Serious cognac begins at the VSOP grade, in which the youngest brandy is four and a half years old. In the case of all but the cheapest brands, it will be at least six, with considerably older cognacs in the blend (in the entry-level VS grade, a cognac is at least two and a half years old, but often isn't much older; for our money, you're usually better off drinking bourbon).

You can see the results in a cognac like the Camus VSOP Elegance ($74), with its youthful notes of apricot jam offset by the cinnamon-spice notes of a spirit that has spent considerable time in wood. The Hine Rare VSOP ($74) plays up the old-barrel flavors -- Earl Grey tea, dark chocolate, leather -- while still offering young floral notes. As is typical of the VSOPs, both have a little fire in them and can easily handle an ice cube or two to cool down.

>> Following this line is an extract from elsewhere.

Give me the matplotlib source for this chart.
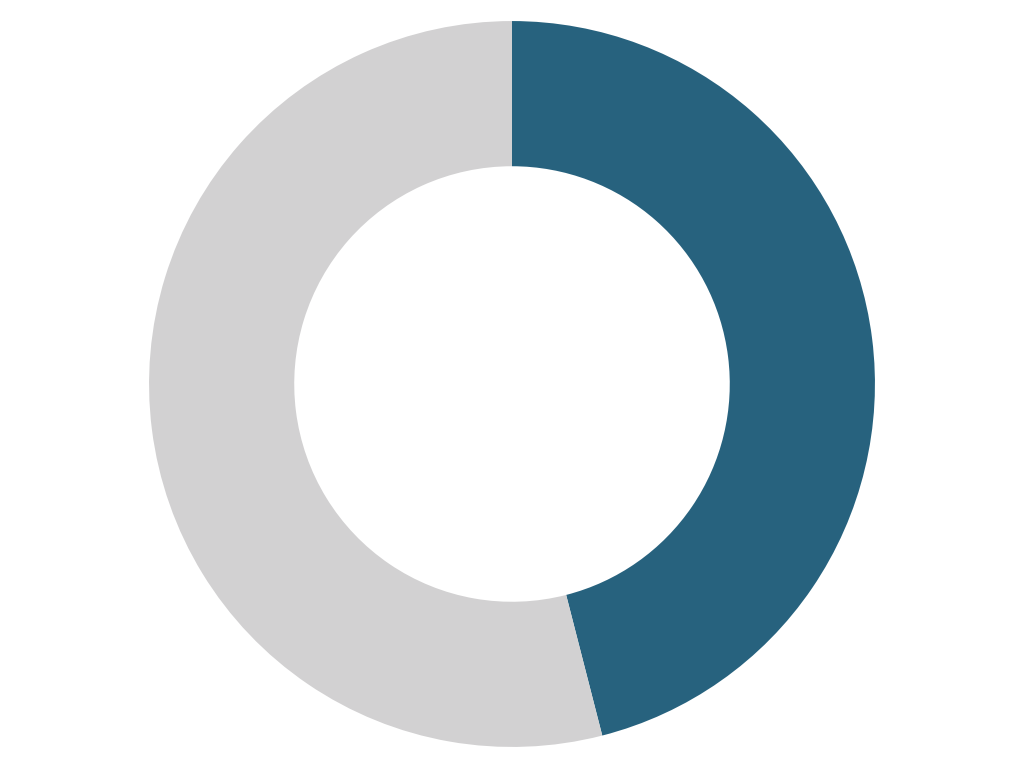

Step up to the XO or "Napoléon" grade and you'll get blends that use many more brandies, the youngest of them being ten years old at least and the oldest up to 20 or 30 years old. The Courvoisier 12 ($50), a rare same-age blend, has none of those old, old brandies in it; it's fully mature, smooth, rich, and nutty, but there's plenty of fruit left. The classic Martell Cordon Bleu ($180) is a seamless essay on sipping a spirit, with more layers than an Iditarod racer and a finish longer than the 2016 presidential campaign, but without that astringent woodiness one all too often finds in a venerable old whiskey. If the meaning of life lies in a glass, it might just lie here.